__Given information__
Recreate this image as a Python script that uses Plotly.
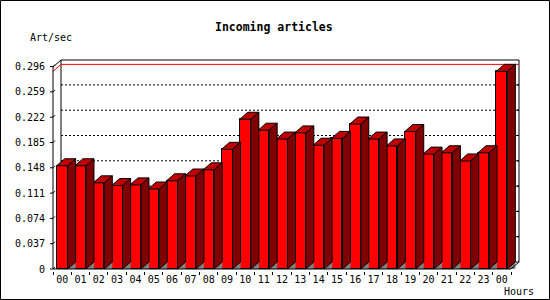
import plotly.graph_objects as go

# ---------------- data ----------------
hours = ["00", "01", "02", "03", "04", "05", "06", "07", "08", "09", "10", "11",
         "12", "13", "14", "15", "16", "17", "18", "19", "20", "21", "22", "23", "00"]
rates = [0.151, 0.151, 0.126, 0.122, 0.123, 0.117, 0.129, 0.136, 0.145, 0.175,
         0.219, 0.203, 0.190, 0.199, 0.181, 0.191, 0.212, 0.190, 0.180, 0.201,
         0.168, 0.170, 0.158, 0.170, 0.289]
y_ticks = [0, 0.037, 0.074, 0.111, 0.148, 0.185, 0.222, 0.259, 0.296]
y_tick_text = ["0", "0.037", "0.074", "0.111", "0.148", "0.185", "0.222", "0.259", "0.296"]
title_text = "Incoming articles"
y_title = "Art/sec"
x_title = "Hours"

# ---------------- geometry (pixels -> axis units) ----------------
S = 18.32      # px per category slot
K = 683.8      # px per value unit
PL, PR, PT, PB = 50, 523, 57, 271
W, H = 550, 300


def xv(px):
    return -0.5 + (px - 53) / S


def yv(py):
    return (269 - py) / K


def xp(px):
    return (px - PL) / (PR - PL)


def yp(py):
    return (PB - py) / (PB - PT)


ddx = 8 / S
ddy = 7 / K
hw = 0.3  # half bar width (category units)
pos = list(range(len(rates)))
n = len(rates)

MONO = "DejaVu Sans Mono"

fig = go.Figure()

# front faces
fig.add_trace(go.Bar(x=pos, y=rates, width=2 * hw, base=0,
                     marker=dict(color="#FF0000", line=dict(color="black", width=1)),
                     hoverinfo="skip", showlegend=False))

# top, side and floor-shadow faces
tx, ty, sx, sy, gx, gy = [], [], [], [], [], []
for p, v in zip(pos, rates):
    l, r = p - hw, p + hw
    tx += [l, r, r + ddx, l + ddx, l, None]
    ty += [v, v, v + ddy, v + ddy, v, None]
    sx += [r, r + ddx, r + ddx, r, r, None]
    sy += [v, v + ddy, ddy, 0, v, None]
    gx += [r, r + ddx, r + ddx, r, None]
    gy += [0, ddy, 0, 0, None]

fig.add_trace(go.Scatter(x=gx, y=gy, mode="lines", fill="toself", fillcolor="#808080",
                         line=dict(width=0, color="#808080"), hoverinfo="skip", showlegend=False))
fig.add_trace(go.Scatter(x=tx, y=ty, mode="lines", fill="toself", fillcolor="#C00000",
                         line=dict(width=1, color="black"), hoverinfo="skip", showlegend=False))
fig.add_trace(go.Scatter(x=sx, y=sy, mode="lines", fill="toself", fillcolor="#800000",
                         line=dict(width=1, color="black"), hoverinfo="skip", showlegend=False))

shapes = []
wall_l, wall_r = -0.5 + ddx, (n - 0.5) + ddx
wall_top = yv(60)
# back wall
shapes.append(dict(type="rect", xref="x", yref="y", x0=wall_l, x1=wall_r, y0=ddy, y1=wall_top,
                   line=dict(color="black", width=1), fillcolor="white", layer="below"))
# dotted grid on back wall + right-edge ticks
for v in y_ticks[1:-1]:
    shapes.append(dict(type="line", xref="x", yref="y", x0=wall_l, x1=wall_r, y0=v + ddy, y1=v + ddy,
                       line=dict(color="black", width=1, dash="2px,2px"), layer="below"))
    shapes.append(dict(type="line", xref="x", yref="y", x0=wall_r - 3 / S, x1=wall_r, y0=v + ddy, y1=v + ddy,
                       line=dict(color="black", width=1), layer="below"))
# max line (red)
vmax = max(rates)
shapes.append(dict(type="line", xref="x", yref="y", x0=wall_l, x1=wall_r, y0=vmax + ddy, y1=vmax + ddy,
                   line=dict(color="#FF0000", width=1), layer="below"))
shapes.append(dict(type="line", xref="x", yref="y", x0=-0.5, x1=wall_l, y0=vmax, y1=vmax + ddy,
                   line=dict(color="#FF0000", width=1), layer="above"))
# front left axis + diagonal to wall corner
front_top = wall_top - ddy
shapes.append(dict(type="path", xref="x", yref="y",
                   path=f"M {-0.5} 0 L {-0.5} {front_top} L {wall_l} {wall_top}",
                   line=dict(color="black", width=1), layer="above"))
# bottom front axis + right diagonal
shapes.append(dict(type="path", xref="x", yref="y",
                   path=f"M {-0.5} 0 L {n - 0.5} 0 L {wall_r} {ddy}",
                   line=dict(color="black", width=1), layer="above"))
# left ticks
for v in y_ticks:
    shapes.append(dict(type="line", xref="x", yref="y", x0=xv(PL), x1=-0.5, y0=v, y1=v,
                       line=dict(color="black", width=1), layer="above"))
    shapes.append(dict(type="line", xref="x", yref="y", x0=-0.5, x1=-0.5 + 2 / S, y0=v, y1=v + 2 / K,
                       line=dict(color="black", width=1), layer="above"))
# outer border
shapes.append(dict(type="rect", xref="paper", yref="paper", x0=xp(0.5), x1=xp(W - 0.5),
                   y0=yp(H - 0.5), y1=yp(0.5), line=dict(color="black", width=1),
                   fillcolor="rgba(0,0,0,0)", layer="above"))

annotations = [
    dict(text=title_text, xref="paper", yref="paper", x=xp(274), y=yp(27.3), showarrow=False,
         xanchor="center", yanchor="middle", font=dict(family=MONO, size=11.5, color="black", weight="bold")),
    dict(text=y_title, xref="paper", yref="paper", x=xp(50.5), y=yp(37.3), showarrow=False,
         xanchor="center", yanchor="middle", font=dict(family=MONO, size=10, color="black")),
    dict(text=x_title, xref="paper", yref="paper", x=xp(519), y=yp(291.7), showarrow=False,
         xanchor="center", yanchor="middle", font=dict(family=MONO, size=10, color="black")),
]

fig.update_layout(
    width=W, height=H,
    margin=dict(l=PL, r=W - PR, t=PT, b=H - PB, pad=0),
    paper_bgcolor="white", plot_bgcolor="white",
    showlegend=False, bargap=0,
    shapes=shapes, annotations=annotations,
    xaxis=dict(range=[xv(PL), xv(PR)], tickmode="array", tickvals=pos, ticktext=hours,
               ticks="", showgrid=False, zeroline=False, showline=False, ticklabelstandoff=1,
               tickfont=dict(family=MONO, size=10, color="black"),
               minor=dict(tickmode="linear", tick0=-0.5, dtick=1, ticks="outside", ticklen=3,
                          tickcolor="black", tickwidth=1, showgrid=False)),
    yaxis=dict(range=[yv(PB), yv(PT)], tickmode="array", tickvals=y_ticks, ticktext=y_tick_text,
               ticks="", showgrid=False, zeroline=False, showline=False, ticklabelstandoff=4,
               tickfont=dict(family=MONO, size=10, color="black")),
)

fig.write_html("out.html")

__Exercise prompt__
Return the listing above unchanged, apart from dropping its pictures.

__Task output__
Recreate this image as a Python script that uses Plotly.
import plotly.graph_objects as go

# ---------------- data ----------------
hours = ["00", "01", "02", "03", "04", "05", "06", "07", "08", "09", "10", "11",
         "12", "13", "14", "15", "16", "17", "18", "19", "20", "21", "22", "23", "00"]
rates = [0.151, 0.151, 0.126, 0.122, 0.123, 0.117, 0.129, 0.136, 0.145, 0.175,
         0.219, 0.203, 0.190, 0.199, 0.181, 0.191, 0.212, 0.190, 0.180, 0.201,
         0.168, 0.170, 0.158, 0.170, 0.289]
y_ticks = [0, 0.037, 0.074, 0.111, 0.148, 0.185, 0.222, 0.259, 0.296]
y_tick_text = ["0", "0.037", "0.074", "0.111", "0.148", "0.185", "0.222", "0.259", "0.296"]
title_text = "Incoming articles"
y_title = "Art/sec"
x_title = "Hours"

# ---------------- geometry (pixels -> axis units) ----------------
S = 18.32      # px per category slot
K = 683.8      # px per value unit
PL, PR, PT, PB = 50, 523, 57, 271
W, H = 550, 300


def xv(px):
    return -0.5 + (px - 53) / S


def yv(py):
    return (269 - py) / K


def xp(px):
    return (px - PL) / (PR - PL)


def yp(py):
    return (PB - py) / (PB - PT)


ddx = 8 / S
ddy = 7 / K
hw = 0.3  # half bar width (category units)
pos = list(range(len(rates)))
n = len(rates)

MONO = "DejaVu Sans Mono"

fig = go.Figure()

# front faces
fig.add_trace(go.Bar(x=pos, y=rates, width=2 * hw, base=0,
                     marker=dict(color="#FF0000", line=dict(color="black", width=1)),
                     hoverinfo="skip", showlegend=False))

# top, side and floor-shadow faces
tx, ty, sx, sy, gx, gy = [], [], [], [], [], []
for p, v in zip(pos, rates):
    l, r = p - hw, p + hw
    tx += [l, r, r + ddx, l + ddx, l, None]
    ty += [v, v, v + ddy, v + ddy, v, None]
    sx += [r, r + ddx, r + ddx, r, r, None]
    sy += [v, v + ddy, ddy, 0, v, None]
    gx += [r, r + ddx, r + ddx, r, None]
    gy += [0, ddy, 0, 0, None]

fig.add_trace(go.Scatter(x=gx, y=gy, mode="lines", fill="toself", fillcolor="#808080",
                         line=dict(width=0, color="#808080"), hoverinfo="skip", showlegend=False))
fig.add_trace(go.Scatter(x=tx, y=ty, mode="lines", fill="toself", fillcolor="#C00000",
                         line=dict(width=1, color="black"), hoverinfo="skip", showlegend=False))
fig.add_trace(go.Scatter(x=sx, y=sy, mode="lines", fill="toself", fillcolor="#800000",
                         line=dict(width=1, color="black"), hoverinfo="skip", showlegend=False))

shapes = []
wall_l, wall_r = -0.5 + ddx, (n - 0.5) + ddx
wall_top = yv(60)
# back wall
shapes.append(dict(type="rect", xref="x", yref="y", x0=wall_l, x1=wall_r, y0=ddy, y1=wall_top,
                   line=dict(color="black", width=1), fillcolor="white", layer="below"))
# dotted grid on back wall + right-edge ticks
for v in y_ticks[1:-1]:
    shapes.append(dict(type="line", xref="x", yref="y", x0=wall_l, x1=wall_r, y0=v + ddy, y1=v + ddy,
                       line=dict(color="black", width=1, dash="2px,2px"), layer="below"))
    shapes.append(dict(type="line", xref="x", yref="y", x0=wall_r - 3 / S, x1=wall_r, y0=v + ddy, y1=v + ddy,
                       line=dict(color="black", width=1), layer="below"))
# max line (red)
vmax = max(rates)
shapes.append(dict(type="line", xref="x", yref="y", x0=wall_l, x1=wall_r, y0=vmax + ddy, y1=vmax + ddy,
                   line=dict(color="#FF0000", width=1), layer="below"))
shapes.append(dict(type="line", xref="x", yref="y", x0=-0.5, x1=wall_l, y0=vmax, y1=vmax + ddy,
                   line=dict(color="#FF0000", width=1), layer="above"))
# front left axis + diagonal to wall corner
front_top = wall_top - ddy
shapes.append(dict(type="path", xref="x", yref="y",
                   path=f"M {-0.5} 0 L {-0.5} {front_top} L {wall_l} {wall_top}",
                   line=dict(color="black", width=1), layer="above"))
# bottom front axis + right diagonal
shapes.append(dict(type="path", xref="x", yref="y",
                   path=f"M {-0.5} 0 L {n - 0.5} 0 L {wall_r} {ddy}",
                   line=dict(color="black", width=1), layer="above"))
# left ticks
for v in y_ticks:
    shapes.append(dict(type="line", xref="x", yref="y", x0=xv(PL), x1=-0.5, y0=v, y1=v,
                       line=dict(color="black", width=1), layer="above"))
    shapes.append(dict(type="line", xref="x", yref="y", x0=-0.5, x1=-0.5 + 2 / S, y0=v, y1=v + 2 / K,
                       line=dict(color="black", width=1), layer="above"))
# outer border
shapes.append(dict(type="rect", xref="paper", yref="paper", x0=xp(0.5), x1=xp(W - 0.5),
                   y0=yp(H - 0.5), y1=yp(0.5), line=dict(color="black", width=1),
                   fillcolor="rgba(0,0,0,0)", layer="above"))

annotations = [
    dict(text=title_text, xref="paper", yref="paper", x=xp(274), y=yp(27.3), showarrow=False,
         xanchor="center", yanchor="middle", font=dict(family=MONO, size=11.5, color="black", weight="bold")),
    dict(text=y_title, xref="paper", yref="paper", x=xp(50.5), y=yp(37.3), showarrow=False,
         xanchor="center", yanchor="middle", font=dict(family=MONO, size=10, color="black")),
    dict(text=x_title, xref="paper", yref="paper", x=xp(519), y=yp(291.7), showarrow=False,
         xanchor="center", yanchor="middle", font=dict(family=MONO, size=10, color="black")),
]

fig.update_layout(
    width=W, height=H,
    margin=dict(l=PL, r=W - PR, t=PT, b=H - PB, pad=0),
    paper_bgcolor="white", plot_bgcolor="white",
    showlegend=False, bargap=0,
    shapes=shapes, annotations=annotations,
    xaxis=dict(range=[xv(PL), xv(PR)], tickmode="array", tickvals=pos, ticktext=hours,
               ticks="", showgrid=False, zeroline=False, showline=False, ticklabelstandoff=1,
               tickfont=dict(family=MONO, size=10, color="black"),
               minor=dict(tickmode="linear", tick0=-0.5, dtick=1, ticks="outside", ticklen=3,
                          tickcolor="black", tickwidth=1, showgrid=False)),
    yaxis=dict(range=[yv(PB), yv(PT)], tickmode="array", tickvals=y_ticks, ticktext=y_tick_text,
               ticks="", showgrid=False, zeroline=False, showline=False, ticklabelstandoff=4,
               tickfont=dict(family=MONO, size=10, color="black")),
)

fig.write_html("out.html")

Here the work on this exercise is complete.